Accessibility & Low Minimums: Many platforms allow you to start investing with relatively small amounts of money, making them a great entry point for new investors.
Automated & Efficient: Once you set up your profile, the robo-advisor handles portfolio creation, rebalancing, and sometimes even tax-loss harvesting automatically.
Diversification: They typically build diversified portfolios using ETFs, which is a sensible approach to spreading risk.
Cons:
Limited Personalization: While they consider your risk profile, robo-advisors can't fully grasp the complex nuances of your personal financial situation, such as unique income streams, specific family needs, or philanthropic goals.
Risk Tolerance: While robo-advisors use questionnaires to determine your risk profile, they might not capture the subtle emotional aspects of your relationship with risk. They operate purely on data, which means they can't fully account for how you might react to unexpected market downturns or personal financial stresses, potentially leading to discomfort with the automated strategy during challenging times.

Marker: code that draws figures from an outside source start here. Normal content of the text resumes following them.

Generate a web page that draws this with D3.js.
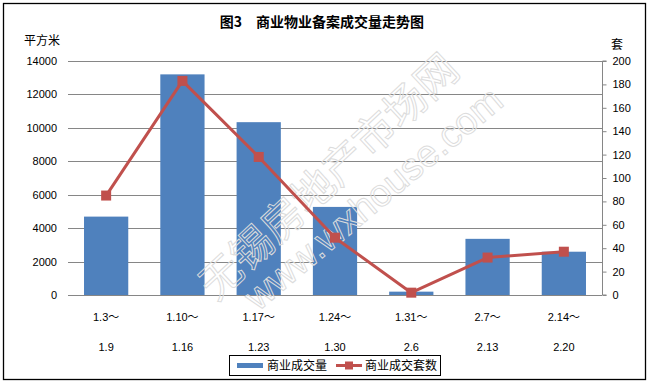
<!DOCTYPE html>
<html>
<head>
<meta charset="utf-8">
<script src="https://cdn.jsdelivr.net/npm/d3@7"></script>
<style>
  body { margin: 0; background: #fff; }
  svg { display: block; }
  text { font-family: "Noto Sans CJK SC", "Liberation Sans", sans-serif; }
  text.num { font-family: "Liberation Sans", Arial, "Noto Sans CJK SC", sans-serif; }
</style>
</head>
<body>
<svg width="650" height="384"></svg>
<script>
// data
const weeksFrom = ['1.3～', '1.10～', '1.17～', '1.24～', '1.31～', '2.7～', '2.14～']
const weeksTo = ['1.9', '1.16', '1.23', '1.30', '2.6', '2.13', '2.20']
const area = [4690, 13200, 10340, 5270, 200, 3360, 2590]
const units = [85, 183, 118, 49, 2, 32, 37]
const leftTicks = [0, 2000, 4000, 6000, 8000, 10000, 12000, 14000]
const rightTicks = [0, 20, 40, 60, 80, 100, 120, 140, 160, 180, 200]

const blue = '#4F81BD'
const red = '#C0504D'

const svg = d3.select('svg')
const plot = {left: 68, right: 602, top: 61, bottom: 295}

const x = d3.scaleBand()
  .domain(d3.range(weeksFrom.length))
  .range([plot.left, plot.right])
  .paddingInner(0.42)
  .paddingOuter(0.21)
const yL = d3.scaleLinear().domain([0, 14000]).range([plot.bottom, plot.top])
const yR = d3.scaleLinear().domain([0, 200]).range([plot.bottom, plot.top])

// outer frame
svg.append('rect')
  .attr('x', 3.5).attr('y', 3.5)
  .attr('width', 642).attr('height', 376)
  .attr('fill', '#fff').attr('stroke', '#000').attr('stroke-width', 1.3)

// gridlines + left labels
const gl = svg.append('g')
gl.selectAll('line').data(leftTicks).enter().append('line')
  .attr('x1', plot.left).attr('x2', plot.right)
  .attr('y1', d => Math.round(yL(d)) + 0.5).attr('y2', d => Math.round(yL(d)) + 0.5)
  .attr('stroke', '#868686').attr('stroke-width', 1)
gl.selectAll('text').data(leftTicks).enter().append('text')
  .attr('class', 'num')
  .attr('x', 57).attr('y', d => yL(d) + 4)
  .attr('text-anchor', 'end')
  .attr('font-size', 11)
  .text(d => d)

// right axis
const ra = svg.append('g')
  .attr('transform', `translate(${plot.right + 0.5},0)`)
  .call(d3.axisRight(yR).tickValues(rightTicks).tickSize(4).tickPadding(6))
ra.select('.domain').attr('stroke', '#868686').attr('d', `M4,${plot.top}H0V${plot.bottom}H4`)
ra.selectAll('.tick line').attr('stroke', '#868686')
ra.selectAll('.tick text')
  .attr('class', 'num')
  .attr('font-size', 11)
  .attr('fill', '#000')

// bars
svg.append('g').selectAll('rect').data(area).enter().append('rect')
  .attr('x', (d, i) => x(i))
  .attr('width', x.bandwidth())
  .attr('y', d => yL(d))
  .attr('height', d => plot.bottom - yL(d))
  .attr('fill', blue)

// watermark
const wm = svg.append('g')
  .attr('fill', 'none')
  .attr('stroke', '#dcdcdc')
  .attr('stroke-width', 1)
wm.append('text')
  .attr('transform', 'translate(216,302) rotate(-43)')
  .attr('font-size', 42)
  .text('无锡房地产市场网')
wm.append('text')
  .attr('class', 'num')
  .attr('transform', 'translate(258,312) rotate(-40)')
  .attr('font-size', 38)
  .text('www.wxhouse.com')

// line series
const cx = i => x(i) + x.bandwidth() / 2
svg.append('path')
  .datum(units)
  .attr('d', d3.line().x((d, i) => cx(i)).y(d => yR(d)))
  .attr('fill', 'none')
  .attr('stroke', red)
  .attr('stroke-width', 3)
  .attr('stroke-linejoin', 'round')
svg.append('g').selectAll('rect').data(units).enter().append('rect')
  .attr('x', (d, i) => cx(i) - 5)
  .attr('y', d => yR(d) - 5)
  .attr('width', 10).attr('height', 10)
  .attr('fill', red)

// category labels
const xl = svg.append('g').attr('font-size', 11).attr('text-anchor', 'middle')
xl.selectAll('.l1').data(weeksFrom).enter().append('text')
  .attr('class', 'num l1')
  .attr('x', (d, i) => cx(i)).attr('y', 321)
  .text(d => d)
xl.selectAll('.l2').data(weeksTo).enter().append('text')
  .attr('class', 'num l2')
  .attr('x', (d, i) => cx(i)).attr('y', 351)
  .text(d => d)

// titles
svg.append('text')
  .attr('x', 322).attr('y', 27)
  .attr('text-anchor', 'middle')
  .attr('font-size', 14).attr('font-weight', 'bold')
  .text('图3　商业物业备案成交量走势图')
svg.append('text')
  .attr('x', 24).attr('y', 45)
  .attr('font-size', 12)
  .text('平方米')
svg.append('text')
  .attr('x', 611).attr('y', 49)
  .attr('font-size', 12)
  .text('套')

// legend
const lg = svg.append('g')
lg.append('rect')
  .attr('x', 229.5).attr('y', 355.5).attr('width', 211).attr('height', 20)
  .attr('fill', '#fff').attr('stroke', '#000').attr('stroke-width', 1)
lg.append('rect')
  .attr('x', 237).attr('y', 363).attr('width', 26).attr('height', 5)
  .attr('fill', blue)
lg.append('text').attr('x', 267).attr('y', 370).attr('font-size', 12).text('商业成交量')
lg.append('line')
  .attr('x1', 336).attr('x2', 362).attr('y1', 365.5).attr('y2', 365.5)
  .attr('stroke', red).attr('stroke-width', 3)
lg.append('rect')
  .attr('x', 345).attr('y', 361.5).attr('width', 8).attr('height', 8)
  .attr('fill', red)
lg.append('text').attr('x', 365).attr('y', 370).attr('font-size', 12).text('商业成交套数')
</script>
</body>
</html>
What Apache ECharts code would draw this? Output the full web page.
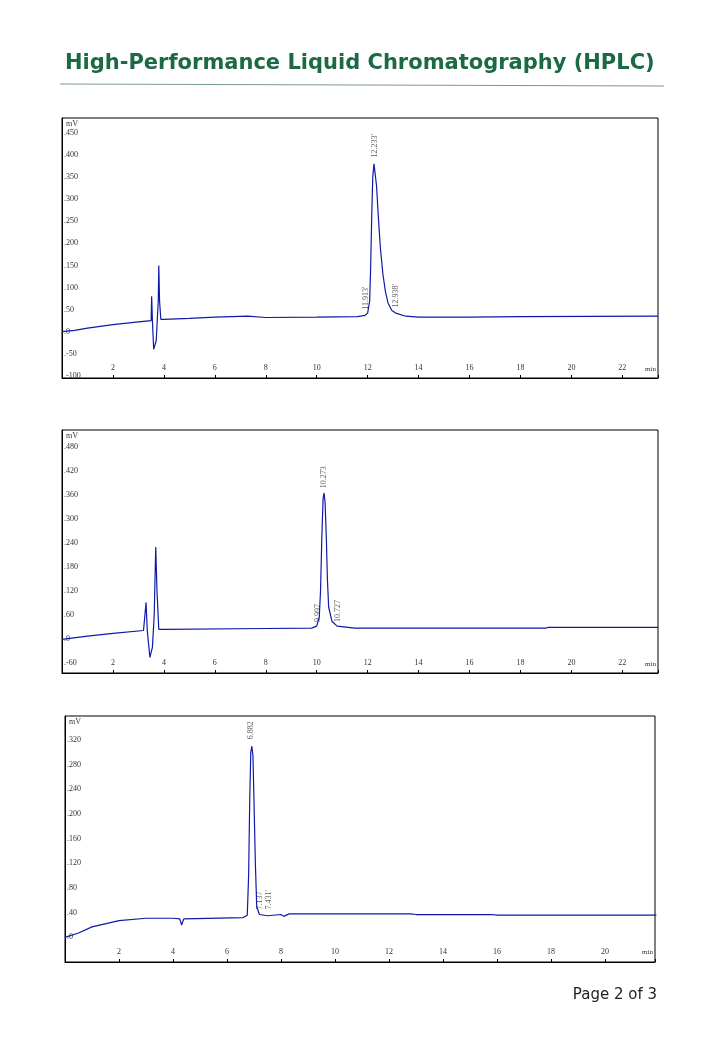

Lack of Human Interaction: In times of market stress or significant life changes, there's no human to talk through your concerns with or offer tailored advice beyond the algorithm's programming.
Simpler Solutions: They might not be the best fit for highly complex financial situations that require intricate planning or specialized knowledge.
The Experienced Tour Guide: Utilizing a Wealth Manager
Opting for a wealth manager is akin to hiring a seasoned tour guide for your entire journey. They not only know the best routes and attractions but also understand your personal interests, dietary restrictions, and what you hope to gain from the experience. A wealth manager provides personalized financial advice and comprehensive planning tailored to your specific situation.
Pros:
Personalized & Holistic Planning: A wealth manager takes a deep dive into your entire financial life – investments, retirement, taxes, estate planning, insurance, and more – to create a truly customized strategy that adapts as your life changes.
Expert Guidance & Objective Perspective: They offer professional insights and can help you make sound financial decisions, especially during emotional market cycles, keeping you focused on your long-term objectives.
Nuanced Risk Tolerance Assessment: A key benefit is their ability to understand your true risk tolerance not just through questionnaires, but through in-depth conversations about your financial history, goals, fears, and comfort levels, providing a more robust strategy that aligns with your personality.
Complex Situations Handled: For intricate financial scenarios, such as managing significant wealth, planning for a business sale, navigating inheritance, or coordinating multi-generational financial goals, a human advisor provides invaluable expertise.
Accountability & Education: They can serve as an accountability partner to help you stick to your financial plan and can also educate you on various financial concepts.
Time-Saving: You delegate the complexities of financial management to a professional, freeing up your time and mental energy.
Cons:
Higher Fees: Generally, the comprehensive and personalized service offered by a wealth manager comes at a higher cost than robo-advisors or self-directed accounts.
Minimum Asset Requirements: Many wealth management firms have minimum asset thresholds for clients, which might be a barrier for those just starting to build their wealth.
Finding the Right Fit: It's important to do your due diligence to find a wealth manager whose philosophy, fees, and communication style align with your preferences.
In essence, choosing between these three options boils down to your comfort with control, your desire for personalized advice, and your willingness to pay for expertise. There's no single "best" path, but rather the path that aligns most closely with your personal financial goals and how you prefer to navigate the exciting, and sometimes complex, world of money.